Work on the same shots in a gym alone that you will shoot in the game,
same rhythm, same speed, same shots over and over, and over and over again thousands of times.
The foundation of confidence is habit. Build strong habits and your confidence will be as normal as breathing.”
I believe Kobe’s words here apply beyond basketball, to the development of any skill, in any child. Particularly, I focus on his line that “Confidence is made of time, sweat, and purpose” as it relates to violin lessons. Who provides the purpose? For young children it is the parents who facilitate this, and is a family purpose, sometimes weighted towards child, and sometimes towards the parent. A child is driven by a variety of factors, sounds/music in their environment, social needs, feelings, beliefs, parents, siblings and more. As such, the parents can reinforce the child’s purpose with some creative interaction. They can play the soundtrack influencing what they hear. They can demonstrate the value of music with their actions. They can talk about their feelings. They can prioritize music classes for their siblings. They can play a musical instrument themselves, no matter how well, and it will all greatly influence the purpose of that child.
With purpose comes the desire to put in the time and effort to get through the work of practice. With parents repeatedly reminding themselves of the benefits to the child for the rest of their life after studying lessons, they can have confidence that the work of driving to lessons, paying for lessons, of attending concerts, and of making practice happen are worthwhile.
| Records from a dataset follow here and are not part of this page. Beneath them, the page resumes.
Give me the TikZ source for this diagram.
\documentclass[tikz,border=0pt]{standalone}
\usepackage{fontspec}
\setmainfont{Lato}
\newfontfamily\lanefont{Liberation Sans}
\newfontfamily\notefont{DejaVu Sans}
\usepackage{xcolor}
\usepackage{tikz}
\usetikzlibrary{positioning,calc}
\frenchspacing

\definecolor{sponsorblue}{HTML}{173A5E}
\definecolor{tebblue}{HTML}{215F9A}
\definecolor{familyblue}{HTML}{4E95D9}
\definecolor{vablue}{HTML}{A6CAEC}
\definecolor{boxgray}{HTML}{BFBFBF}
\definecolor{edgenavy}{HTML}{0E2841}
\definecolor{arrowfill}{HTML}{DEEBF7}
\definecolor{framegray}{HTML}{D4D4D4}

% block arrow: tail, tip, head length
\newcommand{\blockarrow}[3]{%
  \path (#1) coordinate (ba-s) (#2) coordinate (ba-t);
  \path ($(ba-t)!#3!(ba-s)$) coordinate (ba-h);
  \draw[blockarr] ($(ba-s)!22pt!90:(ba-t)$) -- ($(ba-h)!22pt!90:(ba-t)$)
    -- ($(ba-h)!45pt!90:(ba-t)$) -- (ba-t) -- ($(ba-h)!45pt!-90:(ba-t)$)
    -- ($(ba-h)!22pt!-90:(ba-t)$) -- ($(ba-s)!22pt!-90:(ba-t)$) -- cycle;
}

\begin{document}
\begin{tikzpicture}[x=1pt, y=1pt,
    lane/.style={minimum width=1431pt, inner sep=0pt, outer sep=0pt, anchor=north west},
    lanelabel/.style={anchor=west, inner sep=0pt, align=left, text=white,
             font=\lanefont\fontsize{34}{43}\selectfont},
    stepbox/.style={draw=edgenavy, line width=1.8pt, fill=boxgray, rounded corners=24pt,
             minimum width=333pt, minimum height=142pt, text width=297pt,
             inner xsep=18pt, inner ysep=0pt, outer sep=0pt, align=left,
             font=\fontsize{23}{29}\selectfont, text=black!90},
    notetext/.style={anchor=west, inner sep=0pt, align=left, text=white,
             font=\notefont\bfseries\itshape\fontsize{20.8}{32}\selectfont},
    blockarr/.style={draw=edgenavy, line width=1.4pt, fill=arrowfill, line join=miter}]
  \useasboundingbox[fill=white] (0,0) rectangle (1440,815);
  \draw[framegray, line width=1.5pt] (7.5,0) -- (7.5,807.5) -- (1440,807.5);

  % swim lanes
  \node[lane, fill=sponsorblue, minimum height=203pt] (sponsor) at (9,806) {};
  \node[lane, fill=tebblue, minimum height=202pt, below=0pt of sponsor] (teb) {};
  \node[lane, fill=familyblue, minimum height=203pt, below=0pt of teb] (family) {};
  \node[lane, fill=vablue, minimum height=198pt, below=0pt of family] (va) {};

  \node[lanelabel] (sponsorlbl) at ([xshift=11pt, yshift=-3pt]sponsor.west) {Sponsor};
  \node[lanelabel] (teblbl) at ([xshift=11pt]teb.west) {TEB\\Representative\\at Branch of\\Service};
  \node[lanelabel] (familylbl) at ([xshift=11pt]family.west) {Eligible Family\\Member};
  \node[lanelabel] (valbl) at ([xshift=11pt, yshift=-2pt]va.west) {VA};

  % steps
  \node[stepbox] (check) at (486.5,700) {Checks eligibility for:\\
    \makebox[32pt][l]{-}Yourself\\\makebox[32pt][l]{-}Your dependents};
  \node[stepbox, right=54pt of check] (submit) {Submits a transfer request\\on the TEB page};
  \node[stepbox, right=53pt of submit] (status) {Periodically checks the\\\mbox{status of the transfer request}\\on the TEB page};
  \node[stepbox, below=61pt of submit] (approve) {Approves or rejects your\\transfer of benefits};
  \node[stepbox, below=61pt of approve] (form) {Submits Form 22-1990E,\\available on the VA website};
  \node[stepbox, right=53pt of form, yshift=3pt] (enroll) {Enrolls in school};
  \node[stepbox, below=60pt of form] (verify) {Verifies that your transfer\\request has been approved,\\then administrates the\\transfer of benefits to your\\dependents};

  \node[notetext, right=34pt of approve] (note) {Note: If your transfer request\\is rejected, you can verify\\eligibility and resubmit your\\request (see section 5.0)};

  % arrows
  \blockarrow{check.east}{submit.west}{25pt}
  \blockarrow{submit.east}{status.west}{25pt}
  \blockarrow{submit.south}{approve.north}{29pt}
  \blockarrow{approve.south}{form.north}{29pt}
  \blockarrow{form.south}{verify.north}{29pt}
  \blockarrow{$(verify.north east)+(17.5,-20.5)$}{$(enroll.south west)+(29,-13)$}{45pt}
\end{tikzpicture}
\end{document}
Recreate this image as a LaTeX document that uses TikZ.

I think Kobe describes one reason why music lessons also build confidence. Lessons build up over many days, weeks, months and years to establish habits. When those habits are built the right way, the confidence spills over in to performance, and with success there, the confidence in the child spills over into other areas of their life. They identify with successful. That is the gift we can give them by practicing with them. The child doesn’t have the ‘purpose’ part to start, usually. The parents have to provide that environment. And sure, us parents KNOW that the child can, or even will, be successful, but us knowing does not build their confidence. Only time, sweat, and purpose can do that.